歩くのが少し不安なときの新幹線の座席選び

歩行に少し不安がある方の、新幹線の座席選びについて、筆者の体験をもとにポイントをまとめました。

座席選びは「歩く距離の少なさ」「混雑のしにくさ」「安心して座れるスペース」がポイントです。事前にしっかり準備して、快適な移動時間を過ごしましょう。

座席の種類は?

ゆったりしたいなら「グリーン車」がおすすめ。
座席が広く、たいていホームのエレベーター近くに停車するので、乗り降りが楽です。体に負担をかけたくない方には特に向いています。

自由席より指定席を。
「グリーン車」が難しい場合は、自由席もしくは指定席となりますが、自由席は混みやすく、座れない可能性も。事前に指定席を予約することをお勧めします。

どの車両を予約しよう?

新幹線は真ん中あたりの車両が、駅のホーム出口に近く便利ですが、予約が集中します。混雑を避けたい場合は、端の方の車両を予約しましょう。

しかし、端の車両はホームを長く歩く必要があるので、歩く距離を減らしたい方は、中間車両の早め予約が安心です。体の状態に応じて選びましょう。

座席の位置はどこがいい?

新幹線(グリーン車や九州新幹線指定席などを除く)の座席は、1列に「3席」と「2席」が並んでいます。
比較的、隣の席が空きやすいのは3席側の窓側か通路側で、曜日や時間帯によっては、ゆったり座れることがあります。

体に不自由がある方や、静かに過ごしたい方には、隣に人が来にくい席を選ぶと乗り降りもしやすく安心です。

さらに、車両の一番前の席は前に座席がないため足元が広く、コンセントも必ず付いていて便利。乗り降りもしやすい位置にあります。

一方、一番後ろの席は背中側が大型荷物スペースになることがあり、荷物の影響でリクライニングが倒せない場合もあるので注意が必要です。

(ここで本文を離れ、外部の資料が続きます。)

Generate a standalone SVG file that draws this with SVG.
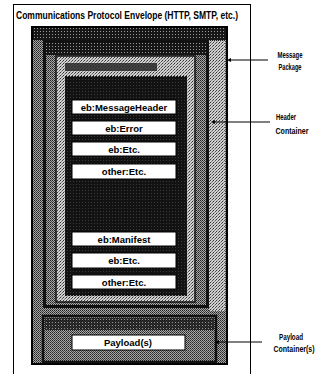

快適に過ごしたい方は、3席側の窓側か通路側、さらに一番前の席を選ぶのがポイントです。

📱外国人観光客との共存を考えるツールとアイデア

「翻訳アプリ」で言葉の壁をやさしく乗り越えよう

言葉の違いがあっても、翻訳アプリがあれば安心です。

技術を上手に使うことで、文化や言語の違いを気にせず、コミュニケーションがとれます。お互いに助け合うための準備として、ぜひ活用してみてください。

<おすすめツール>
・🔗VoiceTra(ボイストラ):国立研究開発法人情報通信研究機構(NICT)が提供する多言語翻訳アプリで、公共機関でも推奨されています。アプリでインストールし、スマホで使用可能です。
・🔗Google翻訳:音声認識だけでなく、カメラ翻訳も可能で、街中でも役立ちます。

みんなが使いやすい観光デジタルマップのすすめ

インバウンド対応が進む観光地では、デジタルマップや音声ガイドの導入が増えています。

観光デジタルマップとは、自治体・施設・店舗などが、マップの作成・構築、情報の入力や管理を行い、観光する側がそこにアクセスして、地図を観たり、音声ガイドで確認したり、混雑状況を把握したり、お店を予約したりと、パンフレットやお店ごとの検索などの必要がなく、効率よく観光地の情報を把握できるシステムです。

<おすすめツール>
・🔗プラチナマップ:日本語・英語・中国語・韓国語などに対応しており、電車・バスの乗換えや観光スポット情報も掲載。音声ガイドで確認したり、経路案内もスムーズです。
・🔗UDトーク:聴覚障がい者にも対応したリアルタイム文字起こしアプリです。

🌇【まとめ】思いやりでつくる、心地よい旅時間

現在、観光が地域の活性化につながる中、訪れる人と住んでいる人、どちらにとっても気持ちよく過ごせる環境づくりが大切になっています。

最近では、外国人観光客の増加により、文化や価値観の違いからマナーが守られず、地域の暮らしに影響が出ることも。また、混雑やマナーの問題は、体に障がいのある方にとっても負担になることがあります。

SNSなどでは意見の対立も見られますが、思いやりを持って寄り添うことで、お互いが快適な旅の時間を過ごすことができたらとても素敵ですね。

「自分だけが快適であればいい」という考えを少し手放して、少し周りへの気配りを意識してみませんか?次の旅が、ちいさな気づかいや優しさで、もっと素敵な思い出になりますように。